Resurrecting one of Britain’s most-loved sitcoms, Guy Unsworth brought Some Mothers Do ‘Ave ‘Em to the Wyvern Theatre’s stage in all its mishap glory.
Despite being a 90s child my upbringing consisted primarily of older TV shows which to this day remain in top favourites including ‘All ‘Allo, Black Adder, and Some Mothers Do ‘Ave ‘Em. Fancying a dose of nostalgia I was curious to see how this staple 70s show would translate in 2018, and on stage.
Even with a small, yet dynamic, cast played out by Joe Pasquale (Frank Spencer), Sarah Earnshaw (Betty Spencer), Susie Blake (Barbara Fisher aka Betty’s Mother), David Shaw-Parker (Father O’Hara), Moray Treadwell (Terry Luscombe/David Worthington), and Chris Kibbey (Desmond James/Constable), Some Mothers Do ‘Ave ‘Em is a domino effect of good intentions with havoc-wreaking outcomes.
Pasquale captures the essence of Spencer perfectly, and ultimately embodies the clueless, dim-witted and loveable nature of the iconic character throughout. Pasquale’s awkward mannerisms and effeminate voice brought the 70s accident-prone character back to life in his own stylised way – even in the beret and trench coat.
Director and writer Guy Unsworth has produced a fresh adaptation of the show by touching on Frank and Betty’s pregnancy storyline, which will be familiar territory for fans, but also successfully adding some ‘he said, she said’ twists with new characters. It’s all very classic British comedy. The calm before the storm style narrative stays true throughout by the way in which the subplot stories and conversations are all built on miscommunications and misunderstandings in the most hilarious way.

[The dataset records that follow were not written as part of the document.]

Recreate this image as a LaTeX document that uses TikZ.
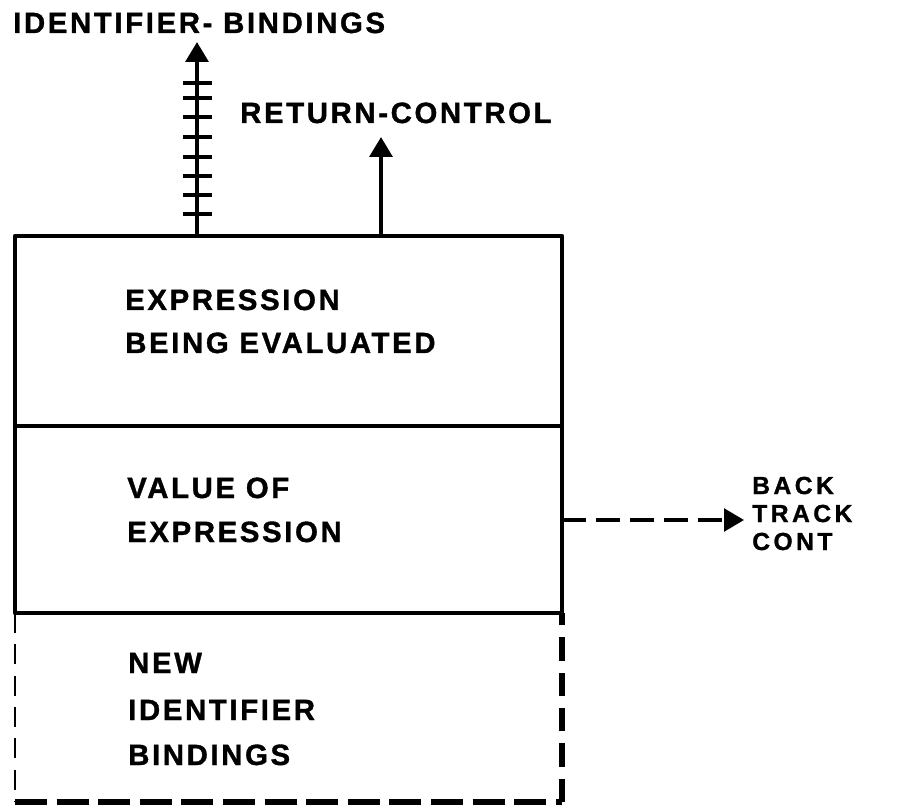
\documentclass[tikz,border=0pt]{standalone}
\usepackage{fontspec}
\setmainfont{Liberation Sans}[LetterSpace=9, BoldFeatures={FakeBold=1.2}]
\usetikzlibrary{arrows.meta}
\begin{document}
\begin{tikzpicture}[x=0.75pt,y=-0.75pt,
  lettering/.style={anchor=base west, inner sep=0pt, font=\bfseries\fontsize{22}{26}\selectfont},
  smallletter/.style={lettering,
    font=\bfseries\fontsize{18.5}{22}\selectfont\addfontfeature{LetterSpace=14},
    text height=13pt, text depth=0pt},
  frame/.style={line width=3.4pt, line join=round},
  flow/.style={line width=3.2pt, -{Triangle[length=15pt,width=17pt]}},
  hatch/.style={line width=2.6pt},
  backflow/.style={flow, line width=2.6pt, dash pattern=on 18pt off 7.5pt},
  sideghost/.style={line width=1.6pt, dash pattern=on 15pt off 8.5pt},
  baseghost/.style={line width=3.8pt, dash pattern=on 24pt off 7.2pt},
  rightghost/.style={line width=3.8pt, dash pattern=on 17.5pt off 9pt}]
\useasboundingbox (0,0) rectangle (904,806);

% corners of the record
\coordinate (tl) at (15,236);
\coordinate (tr) at (562,236);
\coordinate (ml) at (15,426);
\coordinate (mr) at (562,426);
\coordinate (bl) at (15,613);
\coordinate (br) at (562,613);
\coordinate (gl) at (15,802);
\coordinate (gr) at (562,802);

% solid record: expression and value
\draw[frame] (tl) rectangle (br);
\draw[frame] (ml) -- (mr);

% dashed extension: new bindings
\draw[sideghost] (bl) -- (gl);
\draw[baseghost] (gl) -- (gr);
\draw[rightghost] (gr) -- (br);

% texts inside the record
\node[lettering] (e1) at (125,310) {EXPRESSION};
\node[lettering] (e2) at (125,353) {BEING EVALUATED};
\node[lettering] (v1) at (127,498) {VALUE OF};
\node[lettering] (v2) at (127,542) {EXPRESSION};
\node[lettering] (n1) at (128,673) {NEW};
\node[lettering] (n2) at (128,720) {IDENTIFIER};
\node[lettering] (n3) at (128,765) {BINDINGS};

% outgoing links
\coordinate (idbase) at (197,236);
\coordinate (idtip) at (197,42);
\coordinate (rcbase) at (381,236);
\coordinate (rctip) at (381,137);
\coordinate (btbase) at (562,520);
\coordinate (bttip) at (744,520);

\draw[flow] (idbase) -- (idtip);
\foreach \ty in {83,98,117,137,157,176,195,214}
  \draw[hatch] (183,\ty) -- (212,\ty);
\draw[flow] (rcbase) -- (rctip);
\draw[backflow] (btbase) -- (bttip);

% link labels
\node[lettering] (idl) at (13,33) {IDENTIFIER- BINDINGS};
\node[lettering] (rcl) at (240,123) {RETURN-CONTROL};
\node[smallletter] (bt1) at (752,494) {BACK};
\node[smallletter] (bt2) at (752,522) {TRACK};
\node[smallletter] (bt3) at (752,550) {CONT};
\end{tikzpicture}
\end{document}
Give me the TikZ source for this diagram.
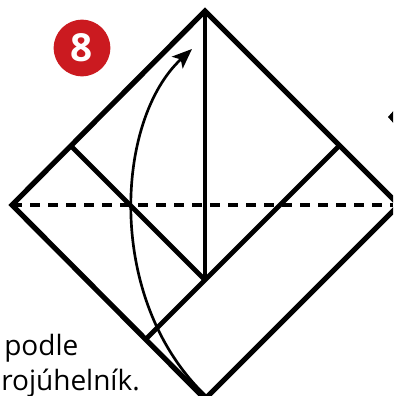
\documentclass[tikz,border=0pt]{standalone}
\usepackage{fontspec}
\setmainfont{Open Sans}
\usetikzlibrary{arrows.meta}
\definecolor{badgered}{HTML}{CB1A20}
\begin{document}
\begin{tikzpicture}[x=0.75pt,y=-0.75pt]
\useasboundingbox (0,0) rectangle (393,396);
\clip (0,0) rectangle (393,396);
% Square standing on its corner
\coordinate (T) at (205,11);
\coordinate (L) at (12,205);
\coordinate (R) at (399,205);
\coordinate (B) at (205,399);
\coordinate (M) at (205,280);
\coordinate (P) at (72,147);
\coordinate (Q) at (338,147);
\coordinate (S) at (147,338);
\coordinate (E) at (393,205);
\coordinate (F) at (206,396);
\coordinate (G) at (192,49);

\draw[line width=3.9pt, line join=miter] (L) -- (T) -- (R) -- (B) -- cycle;
\draw[line width=3.7pt] (P) -- (M);
\draw[line width=3.7pt] (S) -- (Q);
\draw[line width=2.5pt] (T) -- (M);
\draw[line width=2.5pt, dash pattern=on 7.5pt off 6pt] (L) -- (E);
\draw[line width=2pt, -{Stealth[length=15pt,width=12pt,inset=3.5pt]}] (F) .. controls (105,300) and (115,120) .. (G);

% Clipped tip at the right edge
\fill (388,117) -- (396,108) -- (396,126) -- cycle;

\node[circle, fill=badgered, text=white, minimum size=42.5pt, inner sep=0pt, font=\fontsize{29}{29}\selectfont\bfseries] (badge) at (82,48) {8};

\node[anchor=base west, inner sep=0pt, font=\fontsize{21}{21}\selectfont] (podle) at (4,355) {podle};
\node[anchor=base west, inner sep=0pt, font=\fontsize{21}{21}\selectfont] (troj) at (1,390) {rojúhelník.};
\end{tikzpicture}
\end{document}
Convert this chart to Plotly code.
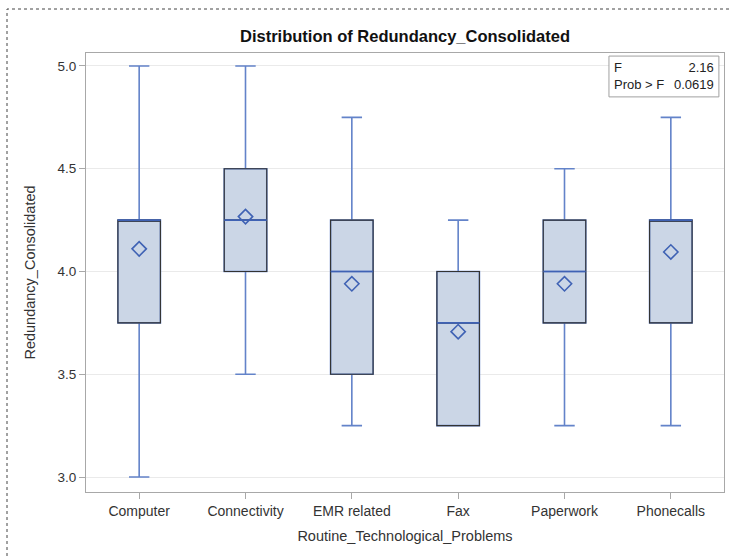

One of the most impressive aspects of the production is the set – or rather, demolition of it. The Spencer’s home, refurbished by Frank’s DIY skills, is laden with faulty screws, disconcerting light fixtures, and culinary disasters (all well intentioned, of course). It’s these little touches that really work alongside the sheer anxiety both the characters and audience feel in the presence of Frank – situations which inevitably descend into absurdity and slap-stick hilarity.
Despite his misfortunes, and a knack for everything going wrong, Spencer is never without his manners and social awkwardness – the staple qualities that defined British sitcoms and culture, which judging by the Wyvern’s reaction, we Brits still adore.
Although there were no skating escapades, or chicken chases, on stage Some Mothers Do ‘Ave Em still promises the same amount of chaos and pratfalls with a drunk Mother-in-law, door slamming knock-outs and broken bannisters. Guy Unsworth and his crew have kept Some Mothers Do ‘Ave ‘Em farce and furious.
It’s safe to say you’d have to be familiar with Some Mother Do ‘Ave ‘Em to fully appreciate the more subtle attributes of the production’s humour, with tasteful nods to the sitcom, but fan or no fan this is definitely a show for everybody to enjoy.
Some Mothers Do ‘Ave ‘Em will be performing this evening and Saturday at the Wyvern Theatre, before hitting the road on a UK tour.